Outlaw Representation: Censorship and Homosexuality in Twentieth-Century American Art
(Redirected from Richard Meyer's book on censorship banned in Canada)
Date: 2002
Region: North America
Subject: Sexual/Gender Orientation
Medium: Literature
Artist: Richard Meyer (b. 1966)
Confronting Bodies: Oxford University Press' office in England
Date of Action: September, 2002
Location: Canada
Description of Artwork: Richard Meyer's Outlaw Representation: Censorship and Homosexuality in Twentieth-Century American Art provides a careful analysis of the works of homosexual artists and the circumstances under which these works have been attacked, suppressed, or censored outright. The book includes 194 illustrations ranging from the artworks of celebrated figures such as Andy Warhol and Robert Mapplethorpe to physique magazine photographs and gay liberation posters.
The Incident: Oxford University Press' home office in England has forbidden its Canadian affiliate from selling a book published by it's U.S. branch. The publisher is afraid that criminal charges might be brought against it as a result of a photograph of a young boy taken by Robert Mapplethorpe that is included in the book.

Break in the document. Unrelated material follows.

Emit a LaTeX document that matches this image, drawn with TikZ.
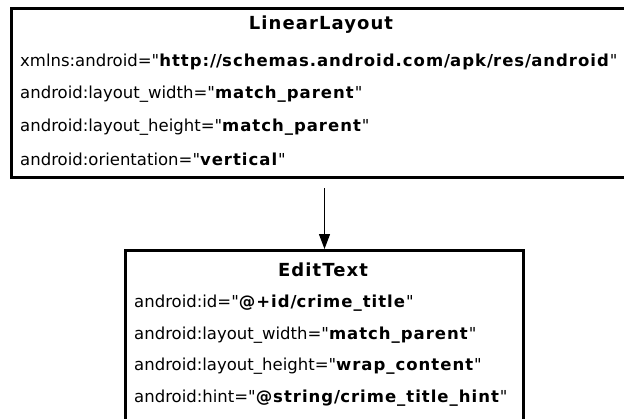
\documentclass[tikz,border=0pt]{standalone}
\usepackage{fontspec}
\newfontfamily\viewfont{DejaVu Sans}[BoldFeatures={LetterSpace=6}]
\usepackage{tikz}
\usetikzlibrary{arrows.meta,calc}

\tikzset{
  viewbox/.style={draw=black,line width=3pt,fill=white,anchor=north west,inner sep=0pt},
  boxtitle/.style={font=\viewfont\fontsize{18}{20}\selectfont\bfseries,inner sep=0pt},
  attrline/.style={font=\viewfont\fontsize{16.5}{18}\selectfont,anchor=west,inner sep=0pt},
}

\begin{document}
\begin{tikzpicture}[x=1pt,y=-1pt]
  \useasboundingbox (0,0) rectangle (624,418);
  % parent layout
  \node[viewbox,minimum width=616pt,minimum height=169pt] (linear) at (10,7) {};
  \node[boxtitle] (lintitle) at (321,25) {LinearLayout};
  \foreach \k/\attr/\val in {1/xmlns:android/http:\slash\slash schemas.android.com\slash apk\slash res\slash android,
                             2/android:layout\_width/match\_parent,
                             3/android:layout\_height/match\_parent,
                             4/android:orientation/vertical}{
    \node[attrline] (lin\k) at (20,{62+32.6*(\k-1)}) {\attr="\textbf{\val}"};
  }
  % child widget
  \node[viewbox,minimum width=398pt,minimum height=180pt] (edit) at (124,249) {};
  \node[boxtitle] (edittitle) at (323,270) {EditText};
  \foreach \k/\attr/\val in {1/android:id/@+id\slash crime\_title,
                             2/android:layout\_width/match\_parent,
                             3/android:layout\_height/wrap\_content,
                             4/android:hint/@string\slash crime\_title\_hint}{
    \node[attrline] (edit\k) at (134,{303+31.7*(\k-1)}) {\attr="\textbf{\val}"};
  }
  \draw[-{Triangle[length=15pt,width=11pt]},line width=1.3pt,shorten <=9pt]
    (edit.north |- linear.south) -- (edit.north);
\end{tikzpicture}
\end{document}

Results of Incident: Glad Day Bookshop, Canada's first and longest surviving lesbian and gay bookstore, had planned to do an event with the author, who is an associate professor in the Department of Art History at the University of Southern California; that was until it was discovered that the Canadian publisher was not carrying the title. "The picture at issue, a portrait entitled Jesse McBride is not pornographic or obscene in any way" said Meyer, "and part of what I discuss in the book is how the patently false charge of child pornography has been used by conservative politicians and the Christian Right as a justification to suppress Mapplethorpe's work. Using these same arguments, Oxford has, in effect, censored a scholarly book on censorship."